● YOUR OBJECTIVE: Transcribe each line of the material as it is, and drop any picture.

>> Begin

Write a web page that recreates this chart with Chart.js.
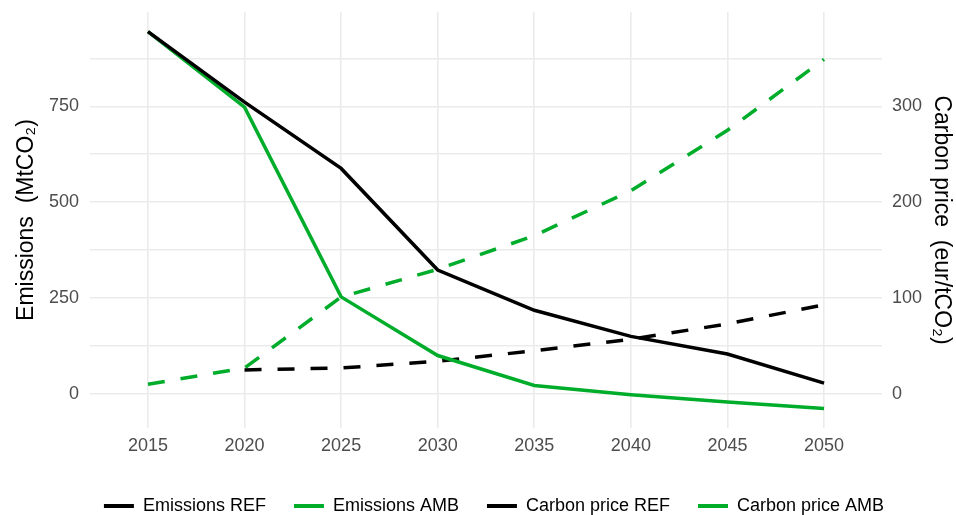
<!DOCTYPE html>
<html>
<head>
<meta charset="utf-8">
<script src="https://cdn.jsdelivr.net/npm/chart.js@4"></script>
<style>
  html, body { margin: 0; padding: 0; background: #fff; overflow: hidden; }
</style>
</head>
<body>
<canvas id="myChart" width="956" height="525"></canvas>
<script>
// chart data
const years = [2015, 2020, 2025, 2030, 2035, 2040, 2045, 2050];
const emissionsRef = [945, 761, 588, 323, 218, 150, 104, 28];
const emissionsAmb = [945, 748, 253, 100, 22, -2, -21, -38];
const priceRef = [null, 25, 27, 34, 45, 57, 73, 93];
const priceAmb = [10, 27, 101, 130, 165, 212, 275, 349];

const xTicks = [2015, 2020, 2025, 2030, 2035, 2040, 2045, 2050];
const leftTicks = [0, 125, 250, 375, 500, 625, 750, 875];
const rightTicks = [0, 100, 200, 300];

const green = '#00ad2b';
const black = '#000000';
const grey = '#4d4d4d';
const gridCol = '#ebebeb';

// left axis min/max, right axis is left / 2.5
const leftMin = -89;
const leftMax = 996;
const ratio = 2.5;

const pts = (arr) => years.map((y, i) => ({ x: y, y: arr[i] }));

const data = {
  datasets: [
    { label: 'Emissions REF', data: pts(emissionsRef), borderColor: black, yAxisID: 'y' },
    { label: 'Emissions AMB', data: pts(emissionsAmb), borderColor: green, yAxisID: 'y' },
    { label: 'Carbon price REF', data: pts(priceRef), borderColor: black, borderDash: [17, 16], yAxisID: 'y2' },
    { label: 'Carbon price AMB', data: pts(priceAmb), borderColor: green, borderDash: [17, 16], yAxisID: 'y2' }
  ]
};

const tickFont = { family: 'Liberation Sans, Arial, sans-serif', size: 18 };
const titleFont = { family: 'Liberation Sans, Arial, sans-serif', size: 23 };

// no extra room for end labels on the y axes
const noPad = (s) => { s.paddingTop = 0; s.paddingBottom = 0; };

const config = {
  type: 'line',
  data: data,
  options: {
    responsive: false,
    animation: false,
    devicePixelRatio: 1,
    layout: { padding: { left: 32, top: 12, right: 0, bottom: 0 } },
    elements: {
      line: { borderWidth: 3.5, tension: 0, fill: false },
      point: { radius: 0 }
    },
    plugins: {
      tooltip: { enabled: false },
      legend: {
        position: 'bottom',
        labels: {
          color: black,
          font: tickFont,
          usePointStyle: true,
          pointStyle: 'line',
          pointStyleWidth: 30,
          padding: 28,
          generateLabels: (chart) => {
            return chart.data.datasets.map((ds, i) => ({
              text: ds.label,
              strokeStyle: ds.borderColor,
              fillStyle: ds.borderColor,
              lineWidth: 4,
              lineDash: [],
              pointStyle: 'line',
              datasetIndex: i,
              hidden: false
            }));
          }
        }
      }
    },
    scales: {
      x: {
        type: 'linear',
        min: 2012,
        max: 2053,
        afterBuildTicks: (s) => { s.ticks = xTicks.map(v => ({ value: v })); },
        afterFit: (s) => { s.height = 41; },
        border: { display: false },
        grid: { color: gridCol, lineWidth: 1.6, drawTicks: false },
        ticks: { color: grey, font: tickFont, padding: 7, callback: (v) => String(v) }
      },
      y: {
        position: 'left',
        min: leftMin,
        max: leftMax,
        afterBuildTicks: (s) => { s.ticks = leftTicks.map(v => ({ value: v })); },
        afterFit: (s) => { s.width = 58; noPad(s); },
        border: { display: false },
        grid: { color: gridCol, lineWidth: 1.6, drawTicks: false },
        ticks: {
          color: grey, font: tickFont, padding: 11,
          callback: (v) => (v % 250 === 0 ? String(v) : '')
        },
        title: {
          display: true,
          text: 'Emissions  (MtCO₂)',
          color: black,
          font: titleFont,
          padding: { top: -19, bottom: 0 }
        }
      },
      y2: {
        position: 'right',
        min: leftMin / ratio,
        max: leftMax / ratio,
        afterBuildTicks: (s) => { s.ticks = rightTicks.map(v => ({ value: v })); },
        afterFit: (s) => { s.width = 74; noPad(s); },
        border: { display: false },
        grid: { display: false, drawTicks: false },
        ticks: { color: grey, font: tickFont, padding: 10 },
        title: {
          display: true,
          text: 'Carbon price  (eur/tCO₂)',
          color: black,
          font: titleFont,
          padding: { top: 1, bottom: 0 }
        }
      }
    }
  }
};

document.addEventListener('DOMContentLoaded', () => {
  const ctx = document.getElementById('myChart').getContext('2d');
  new Chart(ctx, config);
});
</script>
</body>
</html>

>> End

● RESPONSE TO THE EXERCISE:
Write a web page that recreates this chart with Chart.js.
<!DOCTYPE html>
<html>
<head>
<meta charset="utf-8">
<script src="https://cdn.jsdelivr.net/npm/chart.js@4"></script>
<style>
  html, body { margin: 0; padding: 0; background: #fff; overflow: hidden; }
</style>
</head>
<body>
<canvas id="myChart" width="956" height="525"></canvas>
<script>
// chart data
const years = [2015, 2020, 2025, 2030, 2035, 2040, 2045, 2050];
const emissionsRef = [945, 761, 588, 323, 218, 150, 104, 28];
const emissionsAmb = [945, 748, 253, 100, 22, -2, -21, -38];
const priceRef = [null, 25, 27, 34, 45, 57, 73, 93];
const priceAmb = [10, 27, 101, 130, 165, 212, 275, 349];

const xTicks = [2015, 2020, 2025, 2030, 2035, 2040, 2045, 2050];
const leftTicks = [0, 125, 250, 375, 500, 625, 750, 875];
const rightTicks = [0, 100, 200, 300];

const green = '#00ad2b';
const black = '#000000';
const grey = '#4d4d4d';
const gridCol = '#ebebeb';

// left axis min/max, right axis is left / 2.5
const leftMin = -89;
const leftMax = 996;
const ratio = 2.5;

const pts = (arr) => years.map((y, i) => ({ x: y, y: arr[i] }));

const data = {
  datasets: [
    { label: 'Emissions REF', data: pts(emissionsRef), borderColor: black, yAxisID: 'y' },
    { label: 'Emissions AMB', data: pts(emissionsAmb), borderColor: green, yAxisID: 'y' },
    { label: 'Carbon price REF', data: pts(priceRef), borderColor: black, borderDash: [17, 16], yAxisID: 'y2' },
    { label: 'Carbon price AMB', data: pts(priceAmb), borderColor: green, borderDash: [17, 16], yAxisID: 'y2' }
  ]
};

const tickFont = { family: 'Liberation Sans, Arial, sans-serif', size: 18 };
const titleFont = { family: 'Liberation Sans, Arial, sans-serif', size: 23 };

// no extra room for end labels on the y axes
const noPad = (s) => { s.paddingTop = 0; s.paddingBottom = 0; };

const config = {
  type: 'line',
  data: data,
  options: {
    responsive: false,
    animation: false,
    devicePixelRatio: 1,
    layout: { padding: { left: 32, top: 12, right: 0, bottom: 0 } },
    elements: {
      line: { borderWidth: 3.5, tension: 0, fill: false },
      point: { radius: 0 }
    },
    plugins: {
      tooltip: { enabled: false },
      legend: {
        position: 'bottom',
        labels: {
          color: black,
          font: tickFont,
          usePointStyle: true,
          pointStyle: 'line',
          pointStyleWidth: 30,
          padding: 28,
          generateLabels: (chart) => {
            return chart.data.datasets.map((ds, i) => ({
              text: ds.label,
              strokeStyle: ds.borderColor,
              fillStyle: ds.borderColor,
              lineWidth: 4,
              lineDash: [],
              pointStyle: 'line',
              datasetIndex: i,
              hidden: false
            }));
          }
        }
      }
    },
    scales: {
      x: {
        type: 'linear',
        min: 2012,
        max: 2053,
        afterBuildTicks: (s) => { s.ticks = xTicks.map(v => ({ value: v })); },
        afterFit: (s) => { s.height = 41; },
        border: { display: false },
        grid: { color: gridCol, lineWidth: 1.6, drawTicks: false },
        ticks: { color: grey, font: tickFont, padding: 7, callback: (v) => String(v) }
      },
      y: {
        position: 'left',
        min: leftMin,
        max: leftMax,
        afterBuildTicks: (s) => { s.ticks = leftTicks.map(v => ({ value: v })); },
        afterFit: (s) => { s.width = 58; noPad(s); },
        border: { display: false },
        grid: { color: gridCol, lineWidth: 1.6, drawTicks: false },
        ticks: {
          color: grey, font: tickFont, padding: 11,
          callback: (v) => (v % 250 === 0 ? String(v) : '')
        },
        title: {
          display: true,
          text: 'Emissions  (MtCO₂)',
          color: black,
          font: titleFont,
          padding: { top: -19, bottom: 0 }
        }
      },
      y2: {
        position: 'right',
        min: leftMin / ratio,
        max: leftMax / ratio,
        afterBuildTicks: (s) => { s.ticks = rightTicks.map(v => ({ value: v })); },
        afterFit: (s) => { s.width = 74; noPad(s); },
        border: { display: false },
        grid: { display: false, drawTicks: false },
        ticks: { color: grey, font: tickFont, padding: 10 },
        title: {
          display: true,
          text: 'Carbon price  (eur/tCO₂)',
          color: black,
          font: titleFont,
          padding: { top: 1, bottom: 0 }
        }
      }
    }
  }
};

document.addEventListener('DOMContentLoaded', () => {
  const ctx = document.getElementById('myChart').getContext('2d');
  new Chart(ctx, config);
});
</script>
</body>
</html>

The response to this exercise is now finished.